THE SMELL OF BURNT POT CAN NO LONGER BE USED AS PROBABLE CAUSE FOR A WARRANTLESS SEARCH OF A VEHICLE IN ILLINOIS, THE STATE’S SUPREME COURT RULED.

IN 2019, ILLINOIS LEGALIZED THE RECREATIONAL USE OF MARIJUANA AND DECRIMINALIZED POSSESSION OF THE DRUG UP TO 30 GRAMS.

IN A UNANIMOUS DECISION, THE JUSTICES DETERMINED THAT THE SMELL OF BURNT CANNABIS OR POSSESSION OF CANNABIS IS NOT SUFFICIENT EVIDENCE THAT A CRIME HAS RECENTLY BEEN COMMITTED OR IS BEING COMMITTED.

THE CASE STEMS FROM A TRAFFIC STOP IN SEPTEMBER 2020 – WHEN AN OFFICER PULLED OVER RYAN REDMOND FOR SPEEDING ON INTERSTATE 80 IN HENRY COUNTY AND SMELLED BURNT WEED COMING FROM THE VEHICLE.
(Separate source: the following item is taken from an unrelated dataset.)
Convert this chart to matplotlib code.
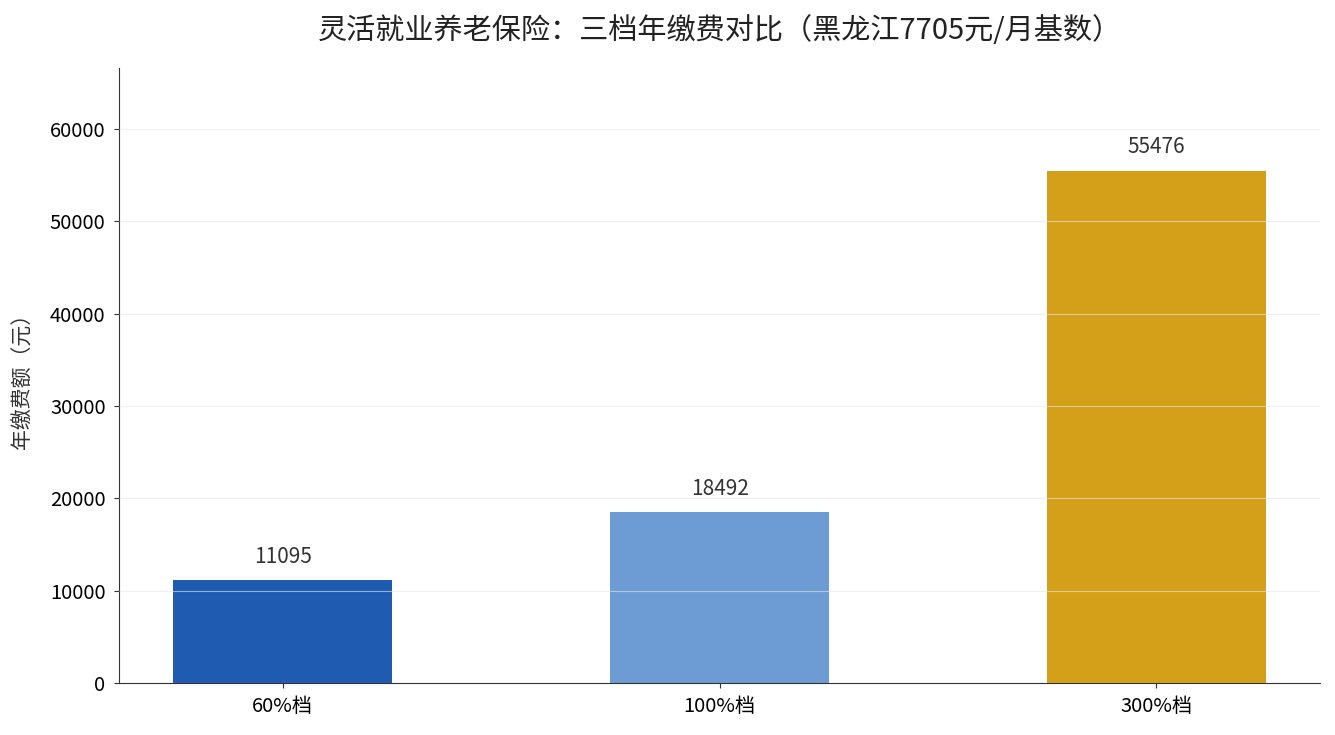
import matplotlib
matplotlib.use('Agg')
import matplotlib.pyplot as plt

plt.rcParams['font.family'] = ['Noto Sans CJK SC', 'DejaVu Sans']

# 数据
tiers = ['60%档', '100%档', '300%档']
annual_fee = [11095, 18492, 55476]
bar_colors = ['#1f5bb0', '#6d9bd3', '#d4a01a']

fig, ax = plt.subplots(figsize=(13.35, 7.35), dpi=100)
bars = ax.bar(tiers, annual_fee, width=0.5, color=bar_colors, zorder=1)

for b, v in zip(bars, annual_fee):
    ax.annotate(str(v), (b.get_x() + b.get_width() / 2, v), xytext=(0, 9),
                textcoords='offset points', ha='center', va='bottom',
                fontsize=15, color='#333333')

ax.set_ylim(0, max(annual_fee) * 1.2)
ax.set_title('灵活就业养老保险：三档年缴费对比（黑龙江7705元/月基数）', fontsize=21, pad=21, color='#222222')
ax.set_ylabel('年缴费额（元）', fontsize=15, color='#333333', labelpad=12)
ax.tick_params(labelsize=14.5, color='#333333', pad=6)
ax.yaxis.grid(True, color='#e6e6e6', alpha=0.6, linewidth=0.8, zorder=2)
ax.set_axisbelow(False)
ax.spines['top'].set_visible(False)
ax.spines['right'].set_visible(False)
ax.spines['left'].set_color('#333333')
ax.spines['bottom'].set_color('#333333')

plt.subplots_adjust(left=0.089, right=0.989, top=0.907, bottom=0.071)
plt.savefig('out.png', dpi=100)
ACCORDING TO COURT DOCUMENTS, THE OFFICER SEARCHED THE CAR AND FOUND A GRAM OF MARIJUANA – BUT “DID NOT OBSERVE ANY CANNABIS OR DRUG-RELATED PARAPHERNALIA IN THE VEHICLE, SMOKE IN THE VEHICLE, OR SIGNS OF IMPAIRMENT ON REDMOND.”

REDMOND WAS CHARGED WITH FAILURE TO TRANSPORT CANNABIS IN AN ODOR-PROOF CONTAINER.
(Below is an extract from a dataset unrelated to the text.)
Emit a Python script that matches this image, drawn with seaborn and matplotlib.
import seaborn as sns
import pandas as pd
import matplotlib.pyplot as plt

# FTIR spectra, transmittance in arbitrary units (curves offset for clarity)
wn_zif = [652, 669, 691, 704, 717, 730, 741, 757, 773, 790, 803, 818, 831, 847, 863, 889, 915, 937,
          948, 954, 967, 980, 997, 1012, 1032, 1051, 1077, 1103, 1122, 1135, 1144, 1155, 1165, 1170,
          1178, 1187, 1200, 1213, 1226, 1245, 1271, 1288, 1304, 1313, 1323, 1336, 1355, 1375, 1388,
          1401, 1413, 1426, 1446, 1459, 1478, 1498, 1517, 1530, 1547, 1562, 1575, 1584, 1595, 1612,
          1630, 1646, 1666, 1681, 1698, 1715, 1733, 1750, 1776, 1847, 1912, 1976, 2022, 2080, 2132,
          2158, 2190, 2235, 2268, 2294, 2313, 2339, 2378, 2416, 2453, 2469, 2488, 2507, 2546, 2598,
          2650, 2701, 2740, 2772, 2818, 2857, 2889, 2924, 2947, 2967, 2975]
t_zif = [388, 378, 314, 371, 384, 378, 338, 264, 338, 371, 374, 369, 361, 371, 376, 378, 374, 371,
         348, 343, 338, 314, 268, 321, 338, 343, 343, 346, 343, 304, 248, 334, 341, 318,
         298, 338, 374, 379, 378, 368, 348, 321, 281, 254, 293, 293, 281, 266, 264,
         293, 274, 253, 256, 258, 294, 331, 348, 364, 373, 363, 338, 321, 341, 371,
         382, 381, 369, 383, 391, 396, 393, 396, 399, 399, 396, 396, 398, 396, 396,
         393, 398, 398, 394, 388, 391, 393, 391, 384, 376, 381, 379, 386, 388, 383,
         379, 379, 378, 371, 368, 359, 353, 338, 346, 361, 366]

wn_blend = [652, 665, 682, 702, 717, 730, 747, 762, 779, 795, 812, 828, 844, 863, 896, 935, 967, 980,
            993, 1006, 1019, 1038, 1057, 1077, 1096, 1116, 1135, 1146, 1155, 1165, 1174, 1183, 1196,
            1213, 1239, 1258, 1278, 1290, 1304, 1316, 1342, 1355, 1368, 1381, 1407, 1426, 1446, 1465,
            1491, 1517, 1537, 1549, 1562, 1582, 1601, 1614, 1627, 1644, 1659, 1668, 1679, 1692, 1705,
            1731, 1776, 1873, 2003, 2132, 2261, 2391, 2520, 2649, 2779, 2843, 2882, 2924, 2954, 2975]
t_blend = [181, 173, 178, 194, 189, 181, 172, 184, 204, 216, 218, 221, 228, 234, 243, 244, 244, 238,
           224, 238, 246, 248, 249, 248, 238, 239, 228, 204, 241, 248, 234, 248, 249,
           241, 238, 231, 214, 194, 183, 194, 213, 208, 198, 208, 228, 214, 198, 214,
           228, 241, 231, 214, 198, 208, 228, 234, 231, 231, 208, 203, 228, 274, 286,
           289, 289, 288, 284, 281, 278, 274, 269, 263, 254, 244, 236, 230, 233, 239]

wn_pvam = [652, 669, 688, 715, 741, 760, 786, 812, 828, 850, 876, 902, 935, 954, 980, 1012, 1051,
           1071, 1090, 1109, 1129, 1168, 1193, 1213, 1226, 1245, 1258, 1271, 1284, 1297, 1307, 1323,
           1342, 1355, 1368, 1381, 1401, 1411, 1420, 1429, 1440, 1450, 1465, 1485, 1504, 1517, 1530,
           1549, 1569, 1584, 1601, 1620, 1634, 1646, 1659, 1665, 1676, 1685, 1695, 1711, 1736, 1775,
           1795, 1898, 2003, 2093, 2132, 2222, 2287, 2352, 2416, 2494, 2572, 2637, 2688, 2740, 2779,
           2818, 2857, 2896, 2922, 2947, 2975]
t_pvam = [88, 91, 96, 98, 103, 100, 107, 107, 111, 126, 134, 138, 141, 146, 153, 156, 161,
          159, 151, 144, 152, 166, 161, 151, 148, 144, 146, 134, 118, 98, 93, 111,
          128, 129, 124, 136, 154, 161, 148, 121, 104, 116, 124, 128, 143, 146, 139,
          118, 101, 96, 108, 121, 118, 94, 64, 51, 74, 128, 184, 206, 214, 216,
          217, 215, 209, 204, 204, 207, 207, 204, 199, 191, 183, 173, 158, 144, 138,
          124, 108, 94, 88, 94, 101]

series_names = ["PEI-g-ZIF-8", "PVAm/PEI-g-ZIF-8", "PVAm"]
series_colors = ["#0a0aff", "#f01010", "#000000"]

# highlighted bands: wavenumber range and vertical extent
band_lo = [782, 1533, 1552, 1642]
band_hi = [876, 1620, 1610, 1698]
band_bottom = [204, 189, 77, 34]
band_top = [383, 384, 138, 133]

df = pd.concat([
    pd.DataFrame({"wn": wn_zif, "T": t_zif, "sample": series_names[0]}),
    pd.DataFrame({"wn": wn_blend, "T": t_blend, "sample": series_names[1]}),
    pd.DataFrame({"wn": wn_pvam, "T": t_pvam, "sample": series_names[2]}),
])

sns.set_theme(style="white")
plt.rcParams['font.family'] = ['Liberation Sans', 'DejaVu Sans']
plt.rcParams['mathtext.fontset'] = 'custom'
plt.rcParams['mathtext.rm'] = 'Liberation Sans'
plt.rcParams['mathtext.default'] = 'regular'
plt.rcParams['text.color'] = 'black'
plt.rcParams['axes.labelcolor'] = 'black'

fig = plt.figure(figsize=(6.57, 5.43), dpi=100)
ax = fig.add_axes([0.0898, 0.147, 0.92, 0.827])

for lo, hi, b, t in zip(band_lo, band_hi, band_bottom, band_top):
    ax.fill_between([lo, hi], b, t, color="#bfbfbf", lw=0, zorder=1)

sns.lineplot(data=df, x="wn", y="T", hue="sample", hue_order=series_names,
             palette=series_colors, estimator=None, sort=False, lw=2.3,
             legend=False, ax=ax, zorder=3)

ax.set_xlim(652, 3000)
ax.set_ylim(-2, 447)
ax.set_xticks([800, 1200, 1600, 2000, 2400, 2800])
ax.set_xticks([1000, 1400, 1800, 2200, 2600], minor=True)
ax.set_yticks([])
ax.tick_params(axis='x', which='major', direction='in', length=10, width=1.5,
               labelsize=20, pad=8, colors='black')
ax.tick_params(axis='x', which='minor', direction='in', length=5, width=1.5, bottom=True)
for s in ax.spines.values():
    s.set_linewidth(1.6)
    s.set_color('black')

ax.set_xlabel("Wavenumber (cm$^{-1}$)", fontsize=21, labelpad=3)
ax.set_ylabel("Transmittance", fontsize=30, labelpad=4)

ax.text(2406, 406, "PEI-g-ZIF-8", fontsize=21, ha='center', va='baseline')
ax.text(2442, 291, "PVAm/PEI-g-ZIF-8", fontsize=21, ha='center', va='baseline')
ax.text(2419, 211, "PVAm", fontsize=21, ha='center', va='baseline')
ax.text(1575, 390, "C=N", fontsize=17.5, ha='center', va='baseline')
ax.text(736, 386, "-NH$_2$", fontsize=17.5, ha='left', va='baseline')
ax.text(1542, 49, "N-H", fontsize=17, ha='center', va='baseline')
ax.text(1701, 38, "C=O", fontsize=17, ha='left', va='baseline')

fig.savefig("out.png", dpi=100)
A LOWER COURT RULED IN 2021 THAT THE OFFICER LACKED SUFFICIENT EVIDENCE TO SEARCH REDMOND’S VEHICLE CITING THE CHANGE IN CANNABIS LAW.
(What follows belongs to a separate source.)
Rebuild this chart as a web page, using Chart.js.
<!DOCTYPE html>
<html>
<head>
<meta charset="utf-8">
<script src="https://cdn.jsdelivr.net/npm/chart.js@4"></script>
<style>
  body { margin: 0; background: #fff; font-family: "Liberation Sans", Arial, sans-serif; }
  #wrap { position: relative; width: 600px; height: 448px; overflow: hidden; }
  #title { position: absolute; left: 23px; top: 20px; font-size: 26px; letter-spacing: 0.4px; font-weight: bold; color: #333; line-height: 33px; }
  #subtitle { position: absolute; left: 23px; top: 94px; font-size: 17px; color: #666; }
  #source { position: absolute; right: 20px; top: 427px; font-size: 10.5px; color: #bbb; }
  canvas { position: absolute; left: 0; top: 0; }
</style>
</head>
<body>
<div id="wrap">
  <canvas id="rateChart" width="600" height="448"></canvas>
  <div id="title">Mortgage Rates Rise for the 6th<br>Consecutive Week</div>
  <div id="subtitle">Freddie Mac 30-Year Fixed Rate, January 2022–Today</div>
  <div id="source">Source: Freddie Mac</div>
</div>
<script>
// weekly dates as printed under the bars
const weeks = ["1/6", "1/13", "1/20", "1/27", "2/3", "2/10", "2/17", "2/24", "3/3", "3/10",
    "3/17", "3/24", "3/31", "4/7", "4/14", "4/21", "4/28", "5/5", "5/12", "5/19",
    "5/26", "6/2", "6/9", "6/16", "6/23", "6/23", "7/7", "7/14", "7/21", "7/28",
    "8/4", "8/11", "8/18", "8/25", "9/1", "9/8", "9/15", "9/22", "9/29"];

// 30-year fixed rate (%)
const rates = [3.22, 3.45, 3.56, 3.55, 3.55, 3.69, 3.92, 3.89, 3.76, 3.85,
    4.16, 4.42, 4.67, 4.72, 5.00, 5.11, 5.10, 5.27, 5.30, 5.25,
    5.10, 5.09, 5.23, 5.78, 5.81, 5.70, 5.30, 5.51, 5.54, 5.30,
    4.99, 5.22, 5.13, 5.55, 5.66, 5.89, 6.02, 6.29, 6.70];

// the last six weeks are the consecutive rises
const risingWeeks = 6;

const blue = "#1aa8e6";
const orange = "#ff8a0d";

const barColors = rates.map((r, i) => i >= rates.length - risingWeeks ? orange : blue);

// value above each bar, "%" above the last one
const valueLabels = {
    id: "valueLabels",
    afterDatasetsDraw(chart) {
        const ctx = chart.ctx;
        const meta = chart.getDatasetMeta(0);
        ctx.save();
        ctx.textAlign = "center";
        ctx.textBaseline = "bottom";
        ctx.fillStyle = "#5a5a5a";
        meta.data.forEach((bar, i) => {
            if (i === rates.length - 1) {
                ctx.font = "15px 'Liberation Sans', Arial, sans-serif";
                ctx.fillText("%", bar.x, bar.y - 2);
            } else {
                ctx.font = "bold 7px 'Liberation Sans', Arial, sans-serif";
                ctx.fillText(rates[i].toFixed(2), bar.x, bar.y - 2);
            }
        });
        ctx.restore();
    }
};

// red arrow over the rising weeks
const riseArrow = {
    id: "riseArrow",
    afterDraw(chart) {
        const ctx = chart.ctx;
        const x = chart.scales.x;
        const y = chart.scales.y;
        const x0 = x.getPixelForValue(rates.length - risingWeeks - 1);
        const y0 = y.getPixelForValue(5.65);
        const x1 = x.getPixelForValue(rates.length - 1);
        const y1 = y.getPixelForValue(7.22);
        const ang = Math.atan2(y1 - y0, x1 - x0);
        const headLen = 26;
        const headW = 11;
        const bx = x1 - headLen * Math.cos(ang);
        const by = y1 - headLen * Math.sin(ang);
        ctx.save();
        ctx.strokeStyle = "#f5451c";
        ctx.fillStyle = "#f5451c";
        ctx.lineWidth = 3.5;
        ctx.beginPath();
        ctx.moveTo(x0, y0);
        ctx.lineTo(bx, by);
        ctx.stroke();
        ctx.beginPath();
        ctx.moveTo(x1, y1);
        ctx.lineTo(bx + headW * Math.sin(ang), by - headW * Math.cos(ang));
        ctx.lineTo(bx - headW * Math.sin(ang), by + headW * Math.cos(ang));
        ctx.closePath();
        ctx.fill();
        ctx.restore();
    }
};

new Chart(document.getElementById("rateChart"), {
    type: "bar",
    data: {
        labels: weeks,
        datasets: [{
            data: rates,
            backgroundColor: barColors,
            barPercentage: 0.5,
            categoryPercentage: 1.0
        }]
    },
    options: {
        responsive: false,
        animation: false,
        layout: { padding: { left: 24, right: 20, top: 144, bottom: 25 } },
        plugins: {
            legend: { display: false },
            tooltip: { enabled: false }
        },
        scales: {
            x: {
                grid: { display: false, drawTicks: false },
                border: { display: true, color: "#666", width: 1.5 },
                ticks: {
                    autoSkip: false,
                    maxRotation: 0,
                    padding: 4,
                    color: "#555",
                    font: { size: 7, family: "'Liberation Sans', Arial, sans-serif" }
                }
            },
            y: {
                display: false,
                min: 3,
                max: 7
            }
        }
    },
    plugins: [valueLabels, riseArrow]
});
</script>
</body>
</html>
THE SUPREME COURT UPHELD THE LOWER COURT’S RULING.

“THE LAWS ON CANNABIS HAVE CHANGED IN SUCH A DRASTIC WAY AS TO RENDER THE SMELL OF BURNT CANNABIS, STANDING ALONE, INSUFFICIENT TO PROVIDE PROBABLE CAUSE FOR A POLICE OFFICER TO SEARCH A VEHICLE WITHOUT A WARRANT,” JUSTICE NEVILLE WROTE IN THE COURT’S OPINION.

ACCORDING TO ILLINOIS STATE LAW, IT IS STILL ILLEGAL TO SMOKE MARIJUANA WHILE DRIVING OR BE IMPAIRED WHILE DRIVING A VEHICLE.